DATA EXCERPTS:
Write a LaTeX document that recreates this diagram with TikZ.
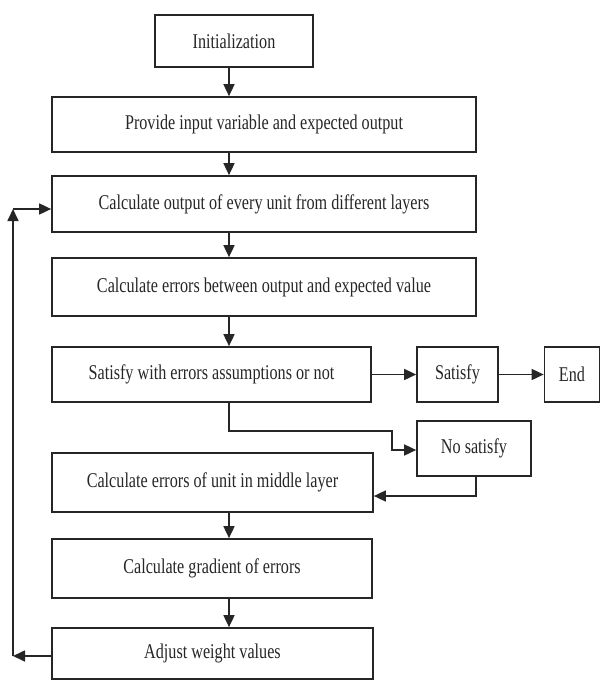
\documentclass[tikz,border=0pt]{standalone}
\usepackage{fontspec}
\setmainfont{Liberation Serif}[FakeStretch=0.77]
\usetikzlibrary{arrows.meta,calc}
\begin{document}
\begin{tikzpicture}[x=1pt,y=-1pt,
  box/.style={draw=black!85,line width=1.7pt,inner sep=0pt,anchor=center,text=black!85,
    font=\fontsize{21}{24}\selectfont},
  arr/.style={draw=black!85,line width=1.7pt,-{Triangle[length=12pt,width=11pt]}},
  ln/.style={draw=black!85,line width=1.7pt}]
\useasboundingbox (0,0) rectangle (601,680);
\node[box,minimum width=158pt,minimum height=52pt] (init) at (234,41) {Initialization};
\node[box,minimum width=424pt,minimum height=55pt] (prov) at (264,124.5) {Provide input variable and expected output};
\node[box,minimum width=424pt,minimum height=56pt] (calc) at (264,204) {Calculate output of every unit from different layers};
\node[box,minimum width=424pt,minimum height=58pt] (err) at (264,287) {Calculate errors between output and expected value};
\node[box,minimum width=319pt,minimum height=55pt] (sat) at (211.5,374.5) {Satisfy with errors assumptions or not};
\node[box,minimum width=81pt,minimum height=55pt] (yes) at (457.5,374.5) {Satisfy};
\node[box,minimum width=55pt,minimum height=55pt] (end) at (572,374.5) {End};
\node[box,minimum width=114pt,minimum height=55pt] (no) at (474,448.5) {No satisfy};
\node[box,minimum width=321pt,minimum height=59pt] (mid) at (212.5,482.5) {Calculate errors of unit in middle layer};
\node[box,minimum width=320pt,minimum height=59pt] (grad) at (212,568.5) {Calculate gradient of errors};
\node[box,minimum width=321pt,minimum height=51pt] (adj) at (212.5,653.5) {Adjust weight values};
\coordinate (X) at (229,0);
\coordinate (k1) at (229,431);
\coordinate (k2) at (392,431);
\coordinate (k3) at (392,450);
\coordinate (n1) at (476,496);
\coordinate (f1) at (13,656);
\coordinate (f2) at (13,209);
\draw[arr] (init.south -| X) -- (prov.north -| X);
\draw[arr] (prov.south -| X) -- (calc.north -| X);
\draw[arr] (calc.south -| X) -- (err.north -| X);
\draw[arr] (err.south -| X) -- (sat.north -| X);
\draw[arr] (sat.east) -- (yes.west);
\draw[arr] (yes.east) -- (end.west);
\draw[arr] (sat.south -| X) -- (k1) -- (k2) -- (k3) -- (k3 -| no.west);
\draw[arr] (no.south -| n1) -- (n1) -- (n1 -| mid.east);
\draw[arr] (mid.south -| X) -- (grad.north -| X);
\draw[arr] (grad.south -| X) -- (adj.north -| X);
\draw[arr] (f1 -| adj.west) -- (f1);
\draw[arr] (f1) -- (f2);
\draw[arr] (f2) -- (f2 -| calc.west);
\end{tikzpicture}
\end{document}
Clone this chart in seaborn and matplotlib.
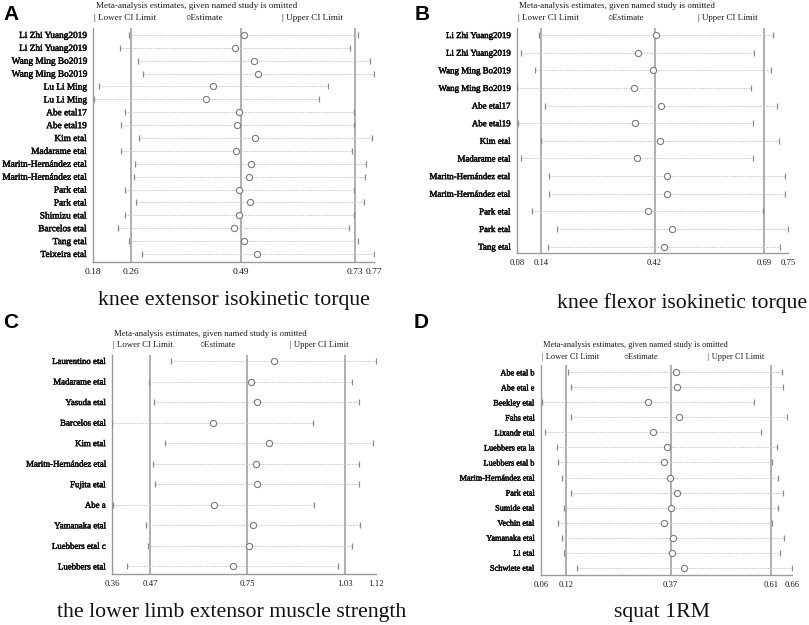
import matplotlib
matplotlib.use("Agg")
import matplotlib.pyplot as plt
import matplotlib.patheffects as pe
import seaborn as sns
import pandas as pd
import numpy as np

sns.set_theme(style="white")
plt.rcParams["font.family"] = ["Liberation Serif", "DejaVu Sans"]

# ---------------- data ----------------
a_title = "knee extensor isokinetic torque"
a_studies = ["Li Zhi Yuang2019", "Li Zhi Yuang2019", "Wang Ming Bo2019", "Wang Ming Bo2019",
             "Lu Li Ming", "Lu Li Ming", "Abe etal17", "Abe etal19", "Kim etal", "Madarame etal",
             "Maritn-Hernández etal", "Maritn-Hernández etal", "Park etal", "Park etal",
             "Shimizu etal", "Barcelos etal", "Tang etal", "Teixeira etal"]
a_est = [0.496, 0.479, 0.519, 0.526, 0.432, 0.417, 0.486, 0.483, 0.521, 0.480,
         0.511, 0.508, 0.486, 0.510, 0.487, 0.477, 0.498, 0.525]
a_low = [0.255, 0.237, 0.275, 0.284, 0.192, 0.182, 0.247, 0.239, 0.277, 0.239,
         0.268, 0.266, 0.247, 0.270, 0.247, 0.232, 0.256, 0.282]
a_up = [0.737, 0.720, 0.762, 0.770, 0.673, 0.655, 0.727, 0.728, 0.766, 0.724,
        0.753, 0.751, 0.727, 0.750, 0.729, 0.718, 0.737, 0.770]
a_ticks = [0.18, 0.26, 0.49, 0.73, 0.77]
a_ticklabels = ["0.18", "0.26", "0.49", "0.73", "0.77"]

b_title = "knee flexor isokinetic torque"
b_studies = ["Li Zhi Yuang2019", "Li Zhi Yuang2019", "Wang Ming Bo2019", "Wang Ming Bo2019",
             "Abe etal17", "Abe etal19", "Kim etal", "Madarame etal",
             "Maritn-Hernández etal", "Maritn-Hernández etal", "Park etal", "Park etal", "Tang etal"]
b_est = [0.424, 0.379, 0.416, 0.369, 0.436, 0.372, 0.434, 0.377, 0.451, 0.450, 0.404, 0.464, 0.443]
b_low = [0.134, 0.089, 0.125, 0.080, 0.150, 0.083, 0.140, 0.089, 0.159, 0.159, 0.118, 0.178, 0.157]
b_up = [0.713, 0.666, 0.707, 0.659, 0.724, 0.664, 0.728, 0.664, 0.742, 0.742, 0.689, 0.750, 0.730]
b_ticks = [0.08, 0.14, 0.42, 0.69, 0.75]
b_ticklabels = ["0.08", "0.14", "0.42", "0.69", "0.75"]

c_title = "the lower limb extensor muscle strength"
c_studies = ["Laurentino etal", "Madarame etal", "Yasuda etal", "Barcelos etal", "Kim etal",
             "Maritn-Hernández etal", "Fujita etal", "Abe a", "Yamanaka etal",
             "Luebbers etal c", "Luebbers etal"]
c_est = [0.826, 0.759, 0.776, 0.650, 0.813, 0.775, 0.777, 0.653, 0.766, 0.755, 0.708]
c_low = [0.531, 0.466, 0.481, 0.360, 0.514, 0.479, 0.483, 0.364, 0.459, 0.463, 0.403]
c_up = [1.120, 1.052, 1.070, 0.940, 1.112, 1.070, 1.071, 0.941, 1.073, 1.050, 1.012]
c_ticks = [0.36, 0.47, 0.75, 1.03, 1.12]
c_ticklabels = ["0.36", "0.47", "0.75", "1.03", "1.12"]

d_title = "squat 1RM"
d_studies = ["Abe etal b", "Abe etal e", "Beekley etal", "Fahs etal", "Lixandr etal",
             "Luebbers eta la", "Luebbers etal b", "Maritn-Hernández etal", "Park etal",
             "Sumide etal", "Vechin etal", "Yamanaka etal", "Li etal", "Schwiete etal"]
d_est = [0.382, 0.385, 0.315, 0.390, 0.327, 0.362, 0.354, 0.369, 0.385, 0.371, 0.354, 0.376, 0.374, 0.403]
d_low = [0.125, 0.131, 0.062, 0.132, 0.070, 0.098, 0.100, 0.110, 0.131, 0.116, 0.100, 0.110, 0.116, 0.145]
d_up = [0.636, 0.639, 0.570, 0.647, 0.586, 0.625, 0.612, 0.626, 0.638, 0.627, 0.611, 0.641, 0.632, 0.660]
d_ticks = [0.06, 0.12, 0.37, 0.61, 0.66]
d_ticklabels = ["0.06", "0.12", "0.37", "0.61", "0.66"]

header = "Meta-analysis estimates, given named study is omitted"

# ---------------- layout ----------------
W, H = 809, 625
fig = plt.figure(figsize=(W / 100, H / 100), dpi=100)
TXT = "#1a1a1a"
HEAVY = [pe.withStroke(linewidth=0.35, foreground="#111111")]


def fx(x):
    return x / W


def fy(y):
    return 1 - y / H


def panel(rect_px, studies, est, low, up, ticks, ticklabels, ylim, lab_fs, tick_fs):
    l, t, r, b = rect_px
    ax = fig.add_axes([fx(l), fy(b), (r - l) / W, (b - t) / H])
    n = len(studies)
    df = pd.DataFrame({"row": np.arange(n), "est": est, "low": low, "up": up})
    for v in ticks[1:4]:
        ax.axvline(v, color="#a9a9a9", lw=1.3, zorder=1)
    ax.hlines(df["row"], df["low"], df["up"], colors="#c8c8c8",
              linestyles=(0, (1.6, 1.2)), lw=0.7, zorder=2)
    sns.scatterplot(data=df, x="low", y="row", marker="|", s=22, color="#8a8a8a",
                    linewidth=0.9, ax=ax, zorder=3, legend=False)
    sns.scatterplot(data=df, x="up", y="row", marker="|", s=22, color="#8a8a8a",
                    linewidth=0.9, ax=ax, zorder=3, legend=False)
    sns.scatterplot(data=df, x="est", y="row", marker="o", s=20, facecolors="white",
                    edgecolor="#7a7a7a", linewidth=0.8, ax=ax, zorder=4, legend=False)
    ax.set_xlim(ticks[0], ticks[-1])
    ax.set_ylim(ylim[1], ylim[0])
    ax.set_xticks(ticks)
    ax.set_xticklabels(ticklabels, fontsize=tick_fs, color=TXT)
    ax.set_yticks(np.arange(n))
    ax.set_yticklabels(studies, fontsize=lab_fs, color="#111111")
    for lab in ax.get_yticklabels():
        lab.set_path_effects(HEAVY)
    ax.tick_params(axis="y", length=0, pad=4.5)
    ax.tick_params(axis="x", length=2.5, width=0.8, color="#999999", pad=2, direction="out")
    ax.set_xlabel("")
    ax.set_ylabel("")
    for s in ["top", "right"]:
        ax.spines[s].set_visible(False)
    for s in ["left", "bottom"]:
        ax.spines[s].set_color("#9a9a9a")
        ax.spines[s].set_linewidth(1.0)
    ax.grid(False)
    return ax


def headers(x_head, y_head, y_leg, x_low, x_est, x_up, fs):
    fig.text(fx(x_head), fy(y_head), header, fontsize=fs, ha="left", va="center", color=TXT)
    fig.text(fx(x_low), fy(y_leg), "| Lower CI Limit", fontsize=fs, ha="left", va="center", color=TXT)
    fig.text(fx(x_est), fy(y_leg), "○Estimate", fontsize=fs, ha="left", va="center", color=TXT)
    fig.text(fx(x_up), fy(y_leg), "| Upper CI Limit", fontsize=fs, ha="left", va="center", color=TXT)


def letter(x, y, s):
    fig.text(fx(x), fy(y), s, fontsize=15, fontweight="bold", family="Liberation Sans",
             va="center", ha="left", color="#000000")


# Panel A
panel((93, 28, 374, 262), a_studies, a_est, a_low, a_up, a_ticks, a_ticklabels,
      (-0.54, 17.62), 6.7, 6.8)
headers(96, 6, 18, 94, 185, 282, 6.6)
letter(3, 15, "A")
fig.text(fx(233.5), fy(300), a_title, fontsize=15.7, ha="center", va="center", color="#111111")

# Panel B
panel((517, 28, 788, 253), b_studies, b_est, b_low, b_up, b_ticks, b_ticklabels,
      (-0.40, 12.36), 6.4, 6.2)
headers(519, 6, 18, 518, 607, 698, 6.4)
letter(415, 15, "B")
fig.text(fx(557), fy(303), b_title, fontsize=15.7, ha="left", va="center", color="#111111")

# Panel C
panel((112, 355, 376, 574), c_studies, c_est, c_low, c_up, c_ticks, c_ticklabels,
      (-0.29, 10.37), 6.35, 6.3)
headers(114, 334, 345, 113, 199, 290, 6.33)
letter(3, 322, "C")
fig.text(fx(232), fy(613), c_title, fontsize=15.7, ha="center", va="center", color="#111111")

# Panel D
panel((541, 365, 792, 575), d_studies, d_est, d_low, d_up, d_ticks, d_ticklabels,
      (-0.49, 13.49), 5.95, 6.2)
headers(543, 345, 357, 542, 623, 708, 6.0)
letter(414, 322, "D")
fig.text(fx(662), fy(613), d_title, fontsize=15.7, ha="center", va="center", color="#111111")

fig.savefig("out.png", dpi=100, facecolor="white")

REQUIREMENTS:
Show every line of the records above that contains the word "matplotlib".

ANSWER TO THE TASK:
Clone this chart in seaborn and matplotlib.
import matplotlib
matplotlib.use("Agg")
import matplotlib.pyplot as plt
import matplotlib.patheffects as pe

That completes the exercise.